DATA PROVIDED
______________________________
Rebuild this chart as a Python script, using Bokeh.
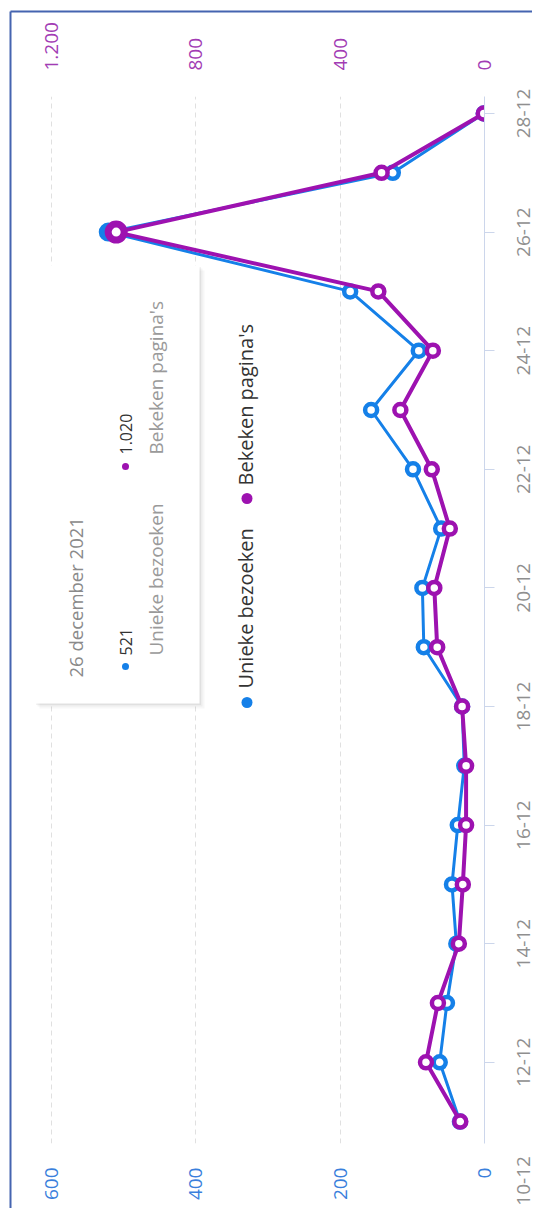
import math
from bokeh.plotting import figure
from bokeh.models import (Range1d, LinearAxis, FixedTicker, ColumnDataSource,
                          Label, BoxAnnotation, Grid)
from bokeh.core.properties import value
from bokeh.embed import file_html
from bokeh.resources import INLINE

# ---------------- data ----------------
days = [11, 12, 13, 14, 15, 16, 17, 18, 19, 20, 21, 22, 23, 24, 25, 26, 27, 28]
unieke_bezoeken = [34, 62, 52, 39, 45, 37, 28, 31, 84, 86, 60, 99, 157, 91, 186, 521, 127, 1]
bekeken_paginas = [67, 162, 129, 71, 60, 51, 51, 62, 131, 139, 96, 146, 233, 143, 294, 1020, 285, 2]
date_ticks = [10, 12, 14, 16, 18, 20, 22, 24, 26, 28]
date_tick_labels = ["10-12", "12-12", "14-12", "16-12", "18-12", "20-12", "22-12", "24-12", "26-12", "28-12"]
blue_ticks = [0, 200, 400, 600]
blue_tick_labels = ["0", "200", "400", "600"]
purple_ticks = [0, 400, 800, 1200]
purple_tick_labels = ["0", "400", "800", "1.200"]
series_names = ["Unieke bezoeken", "Bekeken pagina's"]
tooltip_title = "26 december 2021"
tooltip_day = 26
tooltip_values = ["521", "1.020"]

BLUE = "#1580e8"
PURPLE = "#9d12b0"
FONT = "Open Sans"
BORDER = "#4564b0"

# ---------------- layout (page pixels; bokeh page has no body margin) ----------------
W, H = 532, 1208
FRAME_L, FRAME_R, FRAME_T, FRAME_B = 20, 484, 96, 1143
PX_PER_UNIT = 0.7222      # blue units
PX_PER_DAY = 59.3
Y_DAY28 = 113

x_start = (FRAME_R - FRAME_L) / PX_PER_UNIT
y_start = 28 - (FRAME_B - Y_DAY28) / PX_PER_DAY
y_end = 28 + (Y_DAY28 - FRAME_T) / PX_PER_DAY


def dx(px):
    return (FRAME_R - px) / PX_PER_UNIT


def dy(py):
    return 28 - (py - Y_DAY28) / PX_PER_DAY


p = figure(width=W, height=H,
           x_range=Range1d(x_start, 0), y_range=Range1d(y_start, y_end),
           output_backend="svg", toolbar_location=None,
           x_axis_location=None, y_axis_location=None,
           min_border_left=FRAME_L, min_border_right=W - FRAME_R,
           min_border_top=FRAME_T, min_border_bottom=H - FRAME_B,
           outline_line_color=None, background_fill_color="white",
           border_fill_color="white")
p.xgrid.visible = False
p.ygrid.visible = False
p.extra_x_ranges = {"purple": Range1d(2 * x_start, 0)}

# grid
grid = Grid(dimension=0, ticker=FixedTicker(ticks=[t for t in blue_ticks if t > 0]),
            grid_line_color="#e0e0e0", grid_line_dash="5 4", grid_line_width=1)
p.add_layout(grid)

# bottom axis (Unieke bezoeken)
ax_b = LinearAxis(ticker=FixedTicker(ticks=blue_ticks),
                  major_label_overrides={t: l for t, l in zip(blue_ticks, blue_tick_labels)},
                  major_label_orientation=math.pi / 2,
                  axis_line_color=None, major_tick_line_color=None, minor_tick_line_color=None,
                  major_tick_out=0, major_tick_in=0, major_label_standoff=24,
                  major_label_text_color="#3a7fdc", major_label_text_font=FONT,
                  major_label_text_font_size="19px")
p.add_layout(ax_b, "below")

# top axis (Bekeken pagina's)
ax_t = LinearAxis(x_range_name="purple", ticker=FixedTicker(ticks=purple_ticks),
                  major_label_overrides={t: l for t, l in zip(purple_ticks, purple_tick_labels)},
                  major_label_orientation=math.pi / 2,
                  axis_line_color=None, major_tick_line_color=None, minor_tick_line_color=None,
                  major_tick_out=0, major_tick_in=0, major_label_standoff=26,
                  major_label_text_color="#a23cb4", major_label_text_font=FONT,
                  major_label_text_font_size="19px")
p.add_layout(ax_t, "above")

# right axis (dates): line + ticks; labels drawn as text so that 10-12 also shows
ax_r = LinearAxis(ticker=FixedTicker(ticks=date_ticks),
                  major_label_overrides={t: "" for t in date_ticks},
                  axis_line_color="#ccd6eb", major_tick_line_color="#ccd6eb",
                  major_tick_out=10, major_tick_in=0, minor_tick_line_color=None)
p.add_layout(ax_r, "right")

date_src = ColumnDataSource(dict(y=date_ticks, text=date_tick_labels, x=[0] * len(date_ticks)))
p.text(x="x", y="y", text="text", source=date_src, x_offset=38.5,
       angle=math.pi / 2, text_align="center", text_baseline="middle",
       text_font=value(FONT), text_font_size="19px", text_color="#8f8f8f", level="overlay")

# series
src = ColumnDataSource(dict(day=days, u=unieke_bezoeken, b=bekeken_paginas))
hi = days.index(tooltip_day)
hsrc = ColumnDataSource(dict(day=[days[hi]], u=[unieke_bezoeken[hi]], b=[bekeken_paginas[hi]]))

p.line(x="u", y="day", source=src, line_color=BLUE, line_width=3)
p.scatter(x="u", y="day", source=src, size=12, line_width=4.5, line_color=BLUE, fill_color="white")
p.scatter(x="u", y="day", source=hsrc, size=12, line_width=7, line_color=BLUE, fill_color="white")
p.line(x="b", y="day", source=src, line_color=PURPLE, line_width=4, x_range_name="purple")
p.scatter(x="b", y="day", source=src, size=12, line_width=4.5, line_color=PURPLE,
          fill_color="white", x_range_name="purple")
p.scatter(x="b", y="day", source=hsrc, size=16, line_width=7, line_color=PURPLE,
          fill_color="white", x_range_name="purple")

# legend (rotated)
p.scatter(x=[dx(246.5), dx(246.5)], y=[dy(702), dy(498)], size=11, color=[BLUE, PURPLE], line_width=0)
for name, py in zip(series_names, [688, 485]):
    p.add_layout(Label(x=dx(245), y=dy(py), text=name, angle=math.pi / 2,
                       text_align="left", text_baseline="middle",
                       text_font=FONT, text_font_size="20px", text_color="#333333"))

# tooltip box with soft shadow
for off, a in [(5, 0.03), (3, 0.04), (1.5, 0.05)]:
    p.add_layout(BoxAnnotation(left=dx(34 + off), right=dx(199 + off), top=dy(265 + off), bottom=dy(703 + off),
                               fill_color="black", fill_alpha=a, line_color=None))
p.add_layout(BoxAnnotation(left=dx(34), right=dx(199), top=dy(265), bottom=dy(703),
                           fill_color="white", fill_alpha=1, line_color=None))
p.add_layout(Label(x=dx(74.5), y=dy(677), text=tooltip_title, angle=math.pi / 2,
                   text_align="left", text_baseline="middle",
                   text_font=FONT, text_font_size="18.5px", text_color="#8a8a8a"))
p.scatter(x=[dx(125), dx(125)], y=[dy(666), dy(466)], size=7, color=[BLUE, PURPLE], line_width=0,
          level="overlay")
for val, name, py in zip(tooltip_values, series_names, [655, 454]):
    p.add_layout(Label(x=dx(125), y=dy(py), text=val, angle=math.pi / 2,
                       text_align="left", text_baseline="middle",
                       text_font=FONT, text_font_size="16px", text_color="#333333"))
    p.add_layout(Label(x=dx(155), y=dy(py), text=name, angle=math.pi / 2,
                       text_align="left", text_baseline="middle",
                       text_font=FONT, text_font_size="19px", text_color="#9a9a9a"))

# outer border of the screenshot (left and top edges visible)
p.segment(x0=[dx(10), dx(10)], y0=[dy(11), dy(11)], x1=[dx(10), dx(560)], y1=[dy(1240), dy(11)],
          line_color=BORDER, line_width=2, level="overlay")

open("out.html", "w").write(file_html(p, INLINE))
______________________________
WHAT THE EXERCISE ASKS
Set down all the data again exactly as above, pictures excluded.

FULL ANSWER
Rebuild this chart as a Python script, using Bokeh.
import math
from bokeh.plotting import figure
from bokeh.models import (Range1d, LinearAxis, FixedTicker, ColumnDataSource,
                          Label, BoxAnnotation, Grid)
from bokeh.core.properties import value
from bokeh.embed import file_html
from bokeh.resources import INLINE

# ---------------- data ----------------
days = [11, 12, 13, 14, 15, 16, 17, 18, 19, 20, 21, 22, 23, 24, 25, 26, 27, 28]
unieke_bezoeken = [34, 62, 52, 39, 45, 37, 28, 31, 84, 86, 60, 99, 157, 91, 186, 521, 127, 1]
bekeken_paginas = [67, 162, 129, 71, 60, 51, 51, 62, 131, 139, 96, 146, 233, 143, 294, 1020, 285, 2]
date_ticks = [10, 12, 14, 16, 18, 20, 22, 24, 26, 28]
date_tick_labels = ["10-12", "12-12", "14-12", "16-12", "18-12", "20-12", "22-12", "24-12", "26-12", "28-12"]
blue_ticks = [0, 200, 400, 600]
blue_tick_labels = ["0", "200", "400", "600"]
purple_ticks = [0, 400, 800, 1200]
purple_tick_labels = ["0", "400", "800", "1.200"]
series_names = ["Unieke bezoeken", "Bekeken pagina's"]
tooltip_title = "26 december 2021"
tooltip_day = 26
tooltip_values = ["521", "1.020"]

BLUE = "#1580e8"
PURPLE = "#9d12b0"
FONT = "Open Sans"
BORDER = "#4564b0"

# ---------------- layout (page pixels; bokeh page has no body margin) ----------------
W, H = 532, 1208
FRAME_L, FRAME_R, FRAME_T, FRAME_B = 20, 484, 96, 1143
PX_PER_UNIT = 0.7222      # blue units
PX_PER_DAY = 59.3
Y_DAY28 = 113

x_start = (FRAME_R - FRAME_L) / PX_PER_UNIT
y_start = 28 - (FRAME_B - Y_DAY28) / PX_PER_DAY
y_end = 28 + (Y_DAY28 - FRAME_T) / PX_PER_DAY


def dx(px):
    return (FRAME_R - px) / PX_PER_UNIT


def dy(py):
    return 28 - (py - Y_DAY28) / PX_PER_DAY


p = figure(width=W, height=H,
           x_range=Range1d(x_start, 0), y_range=Range1d(y_start, y_end),
           output_backend="svg", toolbar_location=None,
           x_axis_location=None, y_axis_location=None,
           min_border_left=FRAME_L, min_border_right=W - FRAME_R,
           min_border_top=FRAME_T, min_border_bottom=H - FRAME_B,
           outline_line_color=None, background_fill_color="white",
           border_fill_color="white")
p.xgrid.visible = False
p.ygrid.visible = False
p.extra_x_ranges = {"purple": Range1d(2 * x_start, 0)}

# grid
grid = Grid(dimension=0, ticker=FixedTicker(ticks=[t for t in blue_ticks if t > 0]),
            grid_line_color="#e0e0e0", grid_line_dash="5 4", grid_line_width=1)
p.add_layout(grid)

# bottom axis (Unieke bezoeken)
ax_b = LinearAxis(ticker=FixedTicker(ticks=blue_ticks),
                  major_label_overrides={t: l for t, l in zip(blue_ticks, blue_tick_labels)},
                  major_label_orientation=math.pi / 2,
                  axis_line_color=None, major_tick_line_color=None, minor_tick_line_color=None,
                  major_tick_out=0, major_tick_in=0, major_label_standoff=24,
                  major_label_text_color="#3a7fdc", major_label_text_font=FONT,
                  major_label_text_font_size="19px")
p.add_layout(ax_b, "below")

# top axis (Bekeken pagina's)
ax_t = LinearAxis(x_range_name="purple", ticker=FixedTicker(ticks=purple_ticks),
                  major_label_overrides={t: l for t, l in zip(purple_ticks, purple_tick_labels)},
                  major_label_orientation=math.pi / 2,
                  axis_line_color=None, major_tick_line_color=None, minor_tick_line_color=None,
                  major_tick_out=0, major_tick_in=0, major_label_standoff=26,
                  major_label_text_color="#a23cb4", major_label_text_font=FONT,
                  major_label_text_font_size="19px")
p.add_layout(ax_t, "above")

# right axis (dates): line + ticks; labels drawn as text so that 10-12 also shows
ax_r = LinearAxis(ticker=FixedTicker(ticks=date_ticks),
                  major_label_overrides={t: "" for t in date_ticks},
                  axis_line_color="#ccd6eb", major_tick_line_color="#ccd6eb",
                  major_tick_out=10, major_tick_in=0, minor_tick_line_color=None)
p.add_layout(ax_r, "right")

date_src = ColumnDataSource(dict(y=date_ticks, text=date_tick_labels, x=[0] * len(date_ticks)))
p.text(x="x", y="y", text="text", source=date_src, x_offset=38.5,
       angle=math.pi / 2, text_align="center", text_baseline="middle",
       text_font=value(FONT), text_font_size="19px", text_color="#8f8f8f", level="overlay")

# series
src = ColumnDataSource(dict(day=days, u=unieke_bezoeken, b=bekeken_paginas))
hi = days.index(tooltip_day)
hsrc = ColumnDataSource(dict(day=[days[hi]], u=[unieke_bezoeken[hi]], b=[bekeken_paginas[hi]]))

p.line(x="u", y="day", source=src, line_color=BLUE, line_width=3)
p.scatter(x="u", y="day", source=src, size=12, line_width=4.5, line_color=BLUE, fill_color="white")
p.scatter(x="u", y="day", source=hsrc, size=12, line_width=7, line_color=BLUE, fill_color="white")
p.line(x="b", y="day", source=src, line_color=PURPLE, line_width=4, x_range_name="purple")
p.scatter(x="b", y="day", source=src, size=12, line_width=4.5, line_color=PURPLE,
          fill_color="white", x_range_name="purple")
p.scatter(x="b", y="day", source=hsrc, size=16, line_width=7, line_color=PURPLE,
          fill_color="white", x_range_name="purple")

# legend (rotated)
p.scatter(x=[dx(246.5), dx(246.5)], y=[dy(702), dy(498)], size=11, color=[BLUE, PURPLE], line_width=0)
for name, py in zip(series_names, [688, 485]):
    p.add_layout(Label(x=dx(245), y=dy(py), text=name, angle=math.pi / 2,
                       text_align="left", text_baseline="middle",
                       text_font=FONT, text_font_size="20px", text_color="#333333"))

# tooltip box with soft shadow
for off, a in [(5, 0.03), (3, 0.04), (1.5, 0.05)]:
    p.add_layout(BoxAnnotation(left=dx(34 + off), right=dx(199 + off), top=dy(265 + off), bottom=dy(703 + off),
                               fill_color="black", fill_alpha=a, line_color=None))
p.add_layout(BoxAnnotation(left=dx(34), right=dx(199), top=dy(265), bottom=dy(703),
                           fill_color="white", fill_alpha=1, line_color=None))
p.add_layout(Label(x=dx(74.5), y=dy(677), text=tooltip_title, angle=math.pi / 2,
                   text_align="left", text_baseline="middle",
                   text_font=FONT, text_font_size="18.5px", text_color="#8a8a8a"))
p.scatter(x=[dx(125), dx(125)], y=[dy(666), dy(466)], size=7, color=[BLUE, PURPLE], line_width=0,
          level="overlay")
for val, name, py in zip(tooltip_values, series_names, [655, 454]):
    p.add_layout(Label(x=dx(125), y=dy(py), text=val, angle=math.pi / 2,
                       text_align="left", text_baseline="middle",
                       text_font=FONT, text_font_size="16px", text_color="#333333"))
    p.add_layout(Label(x=dx(155), y=dy(py), text=name, angle=math.pi / 2,
                       text_align="left", text_baseline="middle",
                       text_font=FONT, text_font_size="19px", text_color="#9a9a9a"))

# outer border of the screenshot (left and top edges visible)
p.segment(x0=[dx(10), dx(10)], y0=[dy(11), dy(11)], x1=[dx(10), dx(560)], y1=[dy(1240), dy(11)],
          line_color=BORDER, line_width=2, level="overlay")

open("out.html", "w").write(file_html(p, INLINE))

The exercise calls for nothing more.